Pero hubo que salir, porque sus dos hijas así lo merecían; sin mirar atrás, a los que quedaban haciendo alteos inútiles durante días para que el agua se los llevara en minutos, cuando volvía a subir. Había que seguir sin escuchar a los oportunistas de siempre y las promesas de ocasión. A pesar de todo lo que quedaba atrás, había que alejarse y volver a empezar.
Pasaron años, muchos, demasiados, hasta que la voluntad, la paciencia, la constancia y la honradez permitieron que esa familia pueda encontrar su lugar, otra vez. En el medio se perdieron lazos, amistades, familia, lugares y rutinas. Todo quedó lejos. Se lo llevó el agua. ¿Se preguntarán por lo material? Y sí, también, no quedó nada pero eso se recupera. Todo lo demás, no.
Debe ser por eso que hoy, mis padres no soportan ver un noticiero. Porque mirar la realidad que viven en Buenos Aires es volver el tiempo atrás, es recordar que todo puede evitarse. Y sobre todo, tener la certeza que, cuando estas cosas pasan, estamos solos. A pesar de la solidaridad, que es mucha, a pesar de las primeras planas, a pesar de todo.
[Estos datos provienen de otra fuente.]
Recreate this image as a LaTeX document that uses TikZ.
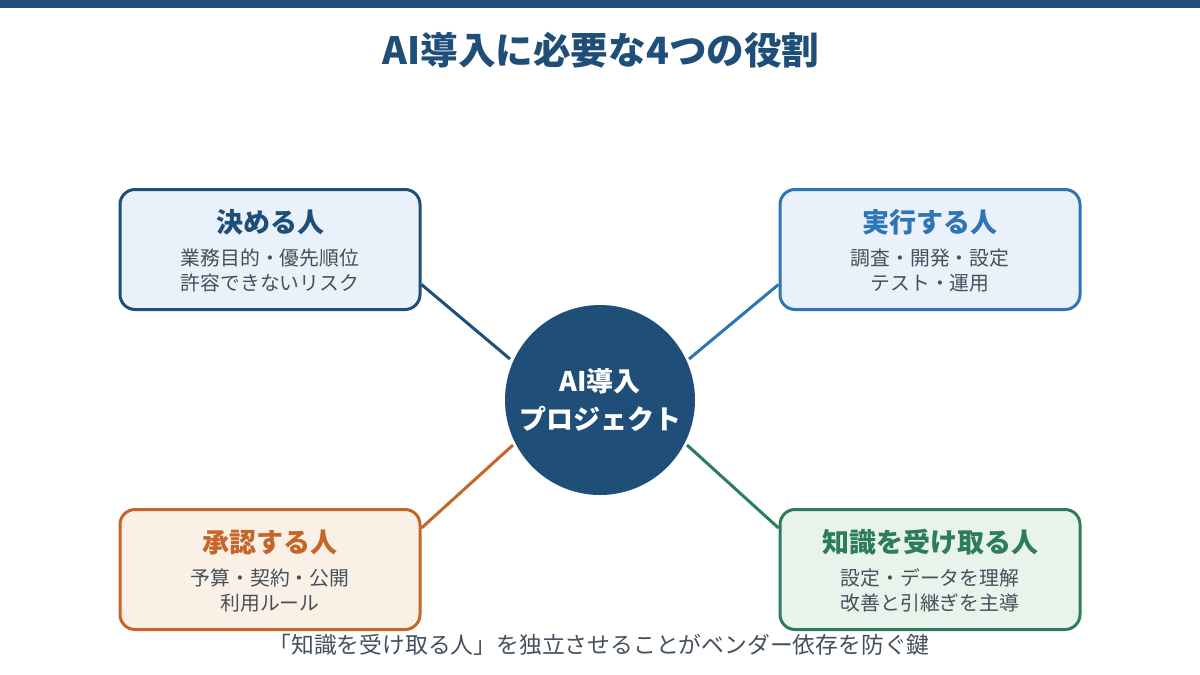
\documentclass[tikz,border=0pt]{standalone}
\usepackage{fontspec}
\setmainfont{Noto Sans CJK JP}
\usetikzlibrary{calc}
\definecolor{navy}{HTML}{1F4E79}
\definecolor{mblue}{HTML}{2E75B6}
\definecolor{orng}{HTML}{C5652A}
\definecolor{grn}{HTML}{2E7D5A}
\definecolor{fblue}{HTML}{EAF1FA}
\definecolor{forng}{HTML}{FBF0E6}
\definecolor{fgrn}{HTML}{E7F3EB}
\definecolor{subtxt}{HTML}{44505C}
\begin{document}
\begin{tikzpicture}[x=1pt,y=-1pt,
  rolebox/.style={draw=#1, line width=3pt, rounded corners=15pt, minimum width=300pt, minimum height=120pt, inner sep=0pt},
  head/.style={font=\fontsize{27}{32}\selectfont\bfseries, text=#1, inner sep=0pt},
  subline/.style={font=\fontsize{19.8}{25}\selectfont, text=subtxt, align=center, inner sep=0pt},
  link/.style={draw=#1, line width=3pt}
]
\useasboundingbox (0,0) rectangle (1200,675);
\fill[white] (0,0) rectangle (1200,675);
\fill[navy] (0,0) rectangle (1200,8);
\node[font=\fontsize{37.6}{44}\selectfont\bfseries, text=navy, inner sep=0pt] (title) at (601,50) {AI導入に必要な4つの役割};

% center
\node[circle, fill=navy, minimum size=190pt, inner sep=0pt, align=center, text=white,
  font=\fontsize{27}{38}\selectfont\bfseries] (hub) at (600,400) {AI導入\\プロジェクト};

% boxes
\node[rolebox=navy, fill=fblue] (b1) at (270,249.5) {};
\node[rolebox=mblue, fill=fblue] (b2) at (930,249.5) {};
\node[rolebox=orng, fill=forng] (b3) at (270,569.5) {};
\node[rolebox=grn, fill=fgrn] (b4) at (930,569.5) {};

\node[head=navy] (h1) at ([yshift=27pt]b1.center) {決める人};
\node[subline] (s1) at ([yshift=-21pt]b1.center) {業務目的・優先順位\\許容できないリスク};
\node[head=mblue] (h2) at ([yshift=27pt]b2.center) {実行する人};
\node[subline] (s2) at ([yshift=-21pt]b2.center) {調査・開発・設定\\テスト・運用};
\node[head=orng] (h3) at ([yshift=27pt]b3.center) {承認する人};
\node[subline] (s3) at ([yshift=-21pt]b3.center) {予算・契約・公開\\利用ルール};
\node[head=grn] (h4) at ([yshift=27pt]b4.center) {知識を受け取る人};
\node[subline] (s4) at ([yshift=-21pt]b4.center) {設定・データを理解\\改善と引継ぎを主導};

% connector ends
\coordinate (e1) at (510,359);
\coordinate (e2) at (689,359);
\coordinate (e3) at (513,445);
\coordinate (e4) at (687,445);
\draw[link=navy] ([yshift=-35pt]b1.east) -- (e1);
\draw[link=mblue] ([yshift=-35pt]b2.west) -- (e2);
\draw[link=orng] ([yshift=41.5pt]b3.east) -- (e3);
\draw[link=grn] ([yshift=41.5pt]b4.west) -- (e4);

\node[font=\fontsize{22.8}{27}\selectfont, text=subtxt, inner sep=0pt] (cap) at (599,645) {「知識を受け取る人」を独立させることがベンダー依存を防ぐ鍵};
\end{tikzpicture}
\end{document}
Cuando se apagan las cámaras, cuando se reparte la ayuda, cuando los días pasan, sólo cuenta la familia. Los afectos de los cuales tuvimos que alejarnos para sobrevivir.
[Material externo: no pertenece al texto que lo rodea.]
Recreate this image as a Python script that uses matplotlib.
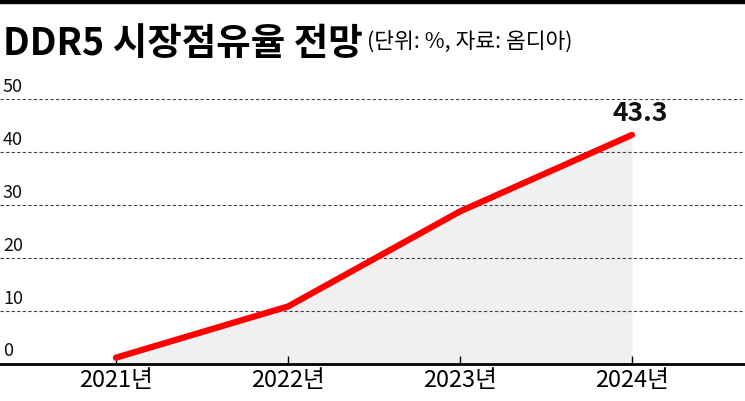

En 1986 yo sólo tenía 6 años y vi como el agua se llevó todo en un lugar muy cercano a donde hoy, mucha gente vuelve a perderlo todo. Nací en Juan José Paso, en el departamento de Pehuajó, uno de los tantos distritos de la provincia de Buenos Aires que también sintió la furia del agua y la ausencia del Estado, sólo que hace 30 años.